Traffic fatalities in Hawaii rose by 16 to 136 last year.
Oahu counted the most deaths on the road with a jump of 13 from 2002 to 81 in 2003. Increasingly congested highways, the rush of urban life and irresponsible drivers all contributed to the total.
Speeding continues to be the major factor in fatal accidents. By October 44 of 54 Oahu traffic deaths involved driving too fast while alcohol-related fatalities have been decreasing in the last few years.

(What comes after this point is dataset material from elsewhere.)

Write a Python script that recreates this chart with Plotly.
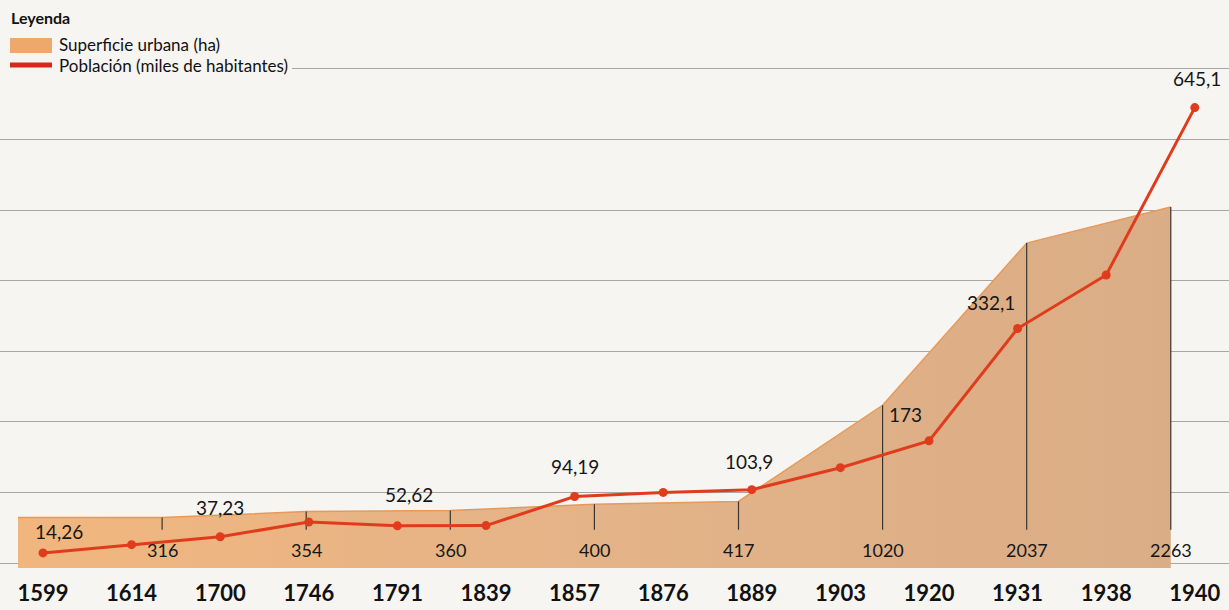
import plotly.graph_objects as go

# ---- data ----
years = ["1599", "1614", "1700", "1746", "1791", "1839", "1857",
         "1876", "1889", "1903", "1920", "1931", "1938", "1940"]
poblacion = [14.26, 26, 37.23, 58, 52.62, 53, 94.19,
             100, 103.9, 135, 173, 332.1, 408, 645.1]
# indices of population points that carry a value label
pob_labeled = [0, 2, 4, 6, 8, 10, 11, 13]

superficie = [316, 316, 354, 360, 400, 417, 1020, 2037, 2263]
# indices of surface points that carry a value label and a drop line
sup_labeled = [1, 2, 3, 4, 5, 6, 7, 8]

legend_title = "Leyenda"
legend_names = ["Superficie urbana (ha)", "Población (miles de habitantes)"]

# ---- styles ----
FONT = "Lato"
RED = "#e03c1c"
TXT = "#161616"
BG = "#f6f5f2"
label_offsets = {0: (16, 21), 2: (0, 29), 4: (12, 31), 6: (0, 30),
                 8: (-3, 28), 10: (-24, 26), 11: (-27, 26), 13: (2, 29)}
PLOT_W, PLOT_H = 1229, 575


def px(xp, yp):
    """pixel position inside the plot area -> paper coords"""
    return xp / PLOT_W, 1 - yp / PLOT_H


sup_x = list(range(len(superficie)))
pob_x = list(range(len(years)))

fig = go.Figure()

# urban surface area (main axes)
fig.add_trace(go.Scatter(
    x=sup_x, y=superficie, xaxis="x", yaxis="y",
    mode="lines", fill="tozeroy",
    line=dict(color="#e7995a", width=1.5),
    fillgradient=dict(type="horizontal",
                      colorscale=[[0, "#f1b67e"], [0.5, "#e4b388"], [1, "#dbad86"]]),
    showlegend=False, hoverinfo="skip"))

# drop lines for the surface values
dx, dy = [], []
for i in sup_labeled:
    dx += [sup_x[i], sup_x[i], None]
    dy += [superficie[i], 240, None]
fig.add_trace(go.Scatter(x=dx, y=dy, xaxis="x", yaxis="y", mode="lines",
                         line=dict(color="#3a3530", width=1.2),
                         showlegend=False, hoverinfo="skip"))

# population line (overlay axes)
fig.add_trace(go.Scatter(
    x=pob_x, y=poblacion, xaxis="x2", yaxis="y2",
    mode="lines+markers",
    line=dict(color=RED, width=3),
    marker=dict(color=RED, size=9),
    showlegend=False))

annotations = []
for i in pob_labeled:
    xs, ys = label_offsets[i]
    annotations.append(dict(
        x=pob_x[i], y=poblacion[i], xref="x2", yref="y2",
        text=f"{poblacion[i]:g}".replace(".", ","), showarrow=False,
        xshift=xs, yshift=ys, font=dict(family=FONT, size=19, color=TXT)))
for i in sup_labeled:
    annotations.append(dict(
        x=sup_x[i], y=115, xref="x", yref="y",
        text=f"{superficie[i]}", showarrow=False,
        font=dict(family=FONT, size=18, color=TXT)))

# manual legend
shapes = []
x0, y0 = px(0, 0)
x1, y1 = px(292, 80)
shapes.append(dict(type="rect", xref="paper", yref="paper", x0=x0, y0=y1, x1=x1, y1=y0,
                   fillcolor=BG, line=dict(width=0), layer="above"))
sx0, sy0 = px(10, 38)
sx1, sy1 = px(52, 53)
shapes.append(dict(type="rect", xref="paper", yref="paper", x0=sx0, y0=sy1, x1=sx1, y1=sy0,
                   fillcolor="#eea86c", line=dict(width=0), layer="above"))
lx0, ly = px(10, 65)
lx1, _ = px(52, 65)
shapes.append(dict(type="line", xref="paper", yref="paper", x0=lx0, y0=ly, x1=lx1, y1=ly,
                   line=dict(color="#d8281a", width=5), layer="above"))
tx, ty = px(9, 18)
annotations.append(dict(x=tx, y=ty, xref="paper", yref="paper", xanchor="left", yanchor="middle",
                        text=f"<b>{legend_title}</b>", showarrow=False,
                        font=dict(family=FONT, size=16, color="#111")))
for name, yp in zip(legend_names, [45, 65]):
    ax, ay = px(57, yp)
    annotations.append(dict(x=ax, y=ay, xref="paper", yref="paper", xanchor="left",
                            yanchor="middle", text=name, showarrow=False,
                            font=dict(family=FONT, size=17, color="#111")))

fig.update_layout(
    width=1229, height=610,
    margin=dict(l=0, r=0, t=0, b=35),
    paper_bgcolor=BG, plot_bgcolor=BG,
    font=dict(family=FONT, color=TXT),
    showlegend=False,
    xaxis=dict(range=[-0.125, 8.404], visible=False, fixedrange=True),
    yaxis=dict(range=[-43.9, 3561], visible=False, fixedrange=True),
    xaxis2=dict(overlaying="x", side="bottom", range=[-0.4853, 13.386],
                tickvals=pob_x, ticktext=years, showgrid=False, zeroline=False,
                ticks="", tickfont=dict(family=FONT, size=22, color="#111", weight="bold"),
                ticklabelstandoff=3),
    yaxis2=dict(overlaying="y", range=[-17.0, 797.5], tick0=0, dtick=100,
                showgrid=True, gridcolor="#a9a7a3", gridwidth=1,
                zeroline=True, zerolinecolor="#a9a7a3", zerolinewidth=1,
                showticklabels=False, ticks=""),
    annotations=annotations,
    shapes=shapes,
)

fig.write_html("out.html", config={"displayModeBar": False},
               post_script="document.body.style.margin='0';")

With the highest population of all islands, Oahu can expect to have more accidents, but the fast-growing Big Island saw the highest percentage increase of 25 percent, from 28 deaths in 2002 to 35 last year. Maui was lucky to have had five fewer deaths than in the previous year. Kauai registered five deaths, all victims under age 30.
Protection improvements in motor vehicles, such as seat belts and air bags, and better-designed cars can make driving safer, traffic experts say. However, one component is difficult to manage -- the person behind the steering wheel.
Education and awareness programs help, but the driver's reaction and conduct in a given situation remain unpredictable factors.
Hawaii can take a bit of comfort in the fact that last year's increase of 16 from the 120 in 2002 were not substantial. Still, 136 people lost their lives and that's 136 too many.